Take any transformation that is not invertible; for example, $T:\mathbb{R}^2 \to \mathbb{R}^2$ defined by $T((x,y)) = (x,0)$. Since T is not invertible, $Ker T \neq \{0\}$. In fact, $Ker T = \{(x,y) \in \mathbb{R}^2 : x = 0\}$.

Then, $Ker T$ is spanned by $(0, 1)$, however $T(0,1) = (0,0)$ which is not a base.

This will work for any transformation that is not invertible:
Since it is not invertible, $Ker T \neq \{0\}$ but for any $w \in Ker T$, $Tw = 0$, and therefore the image of any base of $Ker T$ will be mapped to the zero vector.
• Feb 7th 2010, 11:16 AM
Runty
Quote:

Originally Posted by Defunkt
Take any transformation that is not invertible; for example, $T:\mathbb{R}^2 \to \mathbb{R}^2$ defined by $T((x,y)) = (x,0)$. Since T is not invertible, $Ker T \neq \{0\}$. In fact, $Ker T = \{(x,y) \in \mathbb{R}^2 : x = 0\}$.

Then, $Ker T$ is spanned by $(0, 1)$, however $T(0,1) = (0,0)$ which is not a base.

This will work for any transformation that is not invertible:
Since it is not invertible, $Ker T \neq \{0\}$ but for any $w \in Ker T$, $Tw = 0$, and therefore the image of any base of $Ker T$ will be mapped to the zero vector.

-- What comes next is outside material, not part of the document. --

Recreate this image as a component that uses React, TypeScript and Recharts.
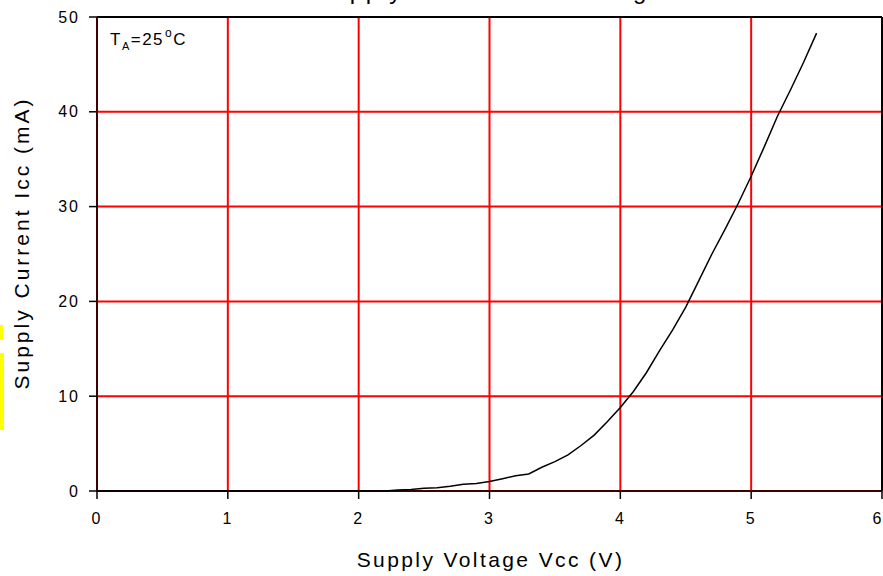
import React from 'react';
import {
  LineChart,
  Line,
  XAxis,
  YAxis,
  CartesianGrid,
  ReferenceLine,
} from 'recharts';

// supply voltage (V) and measured supply current (mA)
const voltage = [
  0, 0.5, 1, 1.5, 2, 2.2, 2.3, 2.4, 2.5, 2.6, 2.7, 2.8, 2.9, 3.0, 3.1, 3.2, 3.3, 3.4, 3.5,
  3.6, 3.7, 3.8, 3.9, 4.0, 4.1, 4.2, 4.3, 4.4, 4.5, 4.6, 4.7, 4.8, 4.9, 5.0, 5.1, 5.2,
  5.3, 5.4, 5.5,
];
const current = [
  0, 0, 0, 0, 0, 0, 0.1, 0.15, 0.3, 0.35, 0.5, 0.7, 0.8, 1.0, 1.3, 1.6, 1.8, 2.5, 3.1,
  3.8, 4.8, 5.9, 7.3, 8.8, 10.5, 12.5, 14.8, 17.0, 19.4, 22.2, 25.0, 27.6, 30.3, 33.2,
  36.3, 39.5, 42.3, 45.2, 48.3,
];

const xTicks = [0, 1, 2, 3, 4, 5, 6];
const yTicks = [0, 10, 20, 30, 40, 50];

const data = voltage.map((v, i) => ({ v, icc: current[i] }));

const FONT = '"Liberation Sans", Arial, sans-serif';
const tickStyle = { fontFamily: FONT, fontSize: 16, fill: '#000', letterSpacing: 2 };

const YTitle = ({ viewBox }: any) => {
  const cx = viewBox.x + 21;
  const cy = viewBox.y + viewBox.height / 2 - 11;
  return (
    <text
      x={cx}
      y={cy}
      transform={`rotate(-90 ${cx} ${cy})`}
      textAnchor="middle"
      dominantBaseline="central"
      fontFamily={FONT}
      fontSize={21}
      letterSpacing={3}
      fill="#000"
    >
      Supply Current Icc (mA)
    </text>
  );
};

const XTitle = ({ viewBox }: any) => (
  <text
    x={viewBox.x + viewBox.width / 2 + 1}
    y={viewBox.y + 76}
    textAnchor="middle"
    fontFamily={FONT}
    fontSize={21}
    letterSpacing={2.4}
    fill="#000"
  >
    Supply Voltage Vcc (V)
  </text>
);

export default function App() {
  return (
    <div style={{ position: 'absolute', left: 0, top: 0, width: 883, height: 576, overflow: 'hidden', background: '#fff' }}>
      <div style={{ position: 'absolute', left: 0, top: 325, width: 3, height: 15, background: '#ffff00' }} />
      <div style={{ position: 'absolute', left: 0, top: 353, width: 4, height: 77, background: '#ffff00' }} />
      <LineChart
        width={883}
        height={576}
        data={data}
        margin={{ top: 17, right: 1, left: 0, bottom: 0 }}
      >
        {/* title sits above the top edge; only its descenders show */}
        <text x={490} y={-1} textAnchor="middle" fontFamily={FONT} fontSize={24} letterSpacing={2.5} fill="#000">
          Supply Current vs. Voltage
        </text>
        <CartesianGrid stroke="#ff0000" strokeWidth={2} />
        <XAxis
          dataKey="v"
          type="number"
          domain={[0, 6]}
          ticks={xTicks}
          height={85}
          stroke="#000"
          strokeWidth={1.5}
          tickSize={8}
          tickMargin={14}
          tick={tickStyle}
          label={<XTitle />}
        />
        <YAxis
          type="number"
          domain={[0, 50]}
          ticks={yTicks}
          width={97}
          stroke="#000"
          strokeWidth={1.5}
          tickSize={8}
          tickMargin={9}
          tick={tickStyle}
          label={<YTitle />}
        />
        <ReferenceLine y={50} stroke="#000" strokeWidth={2} />
        <ReferenceLine x={6} stroke="#000" strokeWidth={2} />
        <Line
          type="linear"
          dataKey="icc"
          stroke="#000"
          strokeWidth={1.5}
          dot={false}
          isAnimationActive={false}
        />
        <text x={110} y={45} fontFamily={FONT} fontSize={17} letterSpacing={1.5} fill="#000">
          T
          <tspan fontSize={11} dy={5}>A</tspan>
          <tspan fontSize={17} dy={-5}>=25</tspan>
          <tspan fontSize={12} dy={-8} dx={1}>o</tspan>
          <tspan fontSize={17} dy={8}>C</tspan>
        </text>
      </LineChart>
    </div>
  );
}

By $KerT$, do you mean determinant? I've never seen the term $Ker$ used before.
• Feb 7th 2010, 08:27 PM
math2009
$
c_1\vec{w}_1+\cdots +c_k\vec{w}_k=0\rightarrow c_1T(\vec{v}_1)+\cdots +c_kT(\vec{v}_k)=0
$

$
\rightarrow c_1T(\vec{v}_1)+\cdots +c_kT(\vec{v}_k)=0
\rightarrow T(c_1\vec{v}_1)+\cdots +T(c_k\vec{v}_k)=0
\rightarrow T(c_1\vec{v}_1+\cdots +c_k\vec{v}_k)=0
$

$
=A(c_1\vec{v}_1+\cdots +c_k\vec{v}_k)=0
\rightarrow c_1\vec{v}_1+\cdots +c_k\vec{v}_k=A^{-1}0=0
$

$
\rightarrow c_1=\cdots =c_k=0 \rightarrow \{\vec{w}_1,\cdots,\vec{w}_k\}
$
is linearly independent

$
dim \{\vec{w}_1,\cdots,\vec{w}_k\} = k = dim(V)~ \therefore
$
it's basis of V
• Feb 8th 2010, 05:00 AM
HallsofIvy
Quote:

Originally Posted by Runty
By $KerT$, do you mean determinant? I've never seen the term $Ker$ used before.

"ker(T)" is the "kernel" of T, also called the "null space" of T. It is the subspace of all vectors, v, such that Tv= 0.

If T is invertible, then Tv= 0 gives $T^{-1}T(v)= T^{-1}(0)$ or v= 0. That is, if T is invertible, its kernel (null space) consists only of the 0 vector.

In fact, you can also prove the other way: if the 0 vector is the only vector in the kernel of T, T is invertible.

"null space" is used exclusively in linear algebra. "kernel" of an operator is also used in group theory, ring theory, etc.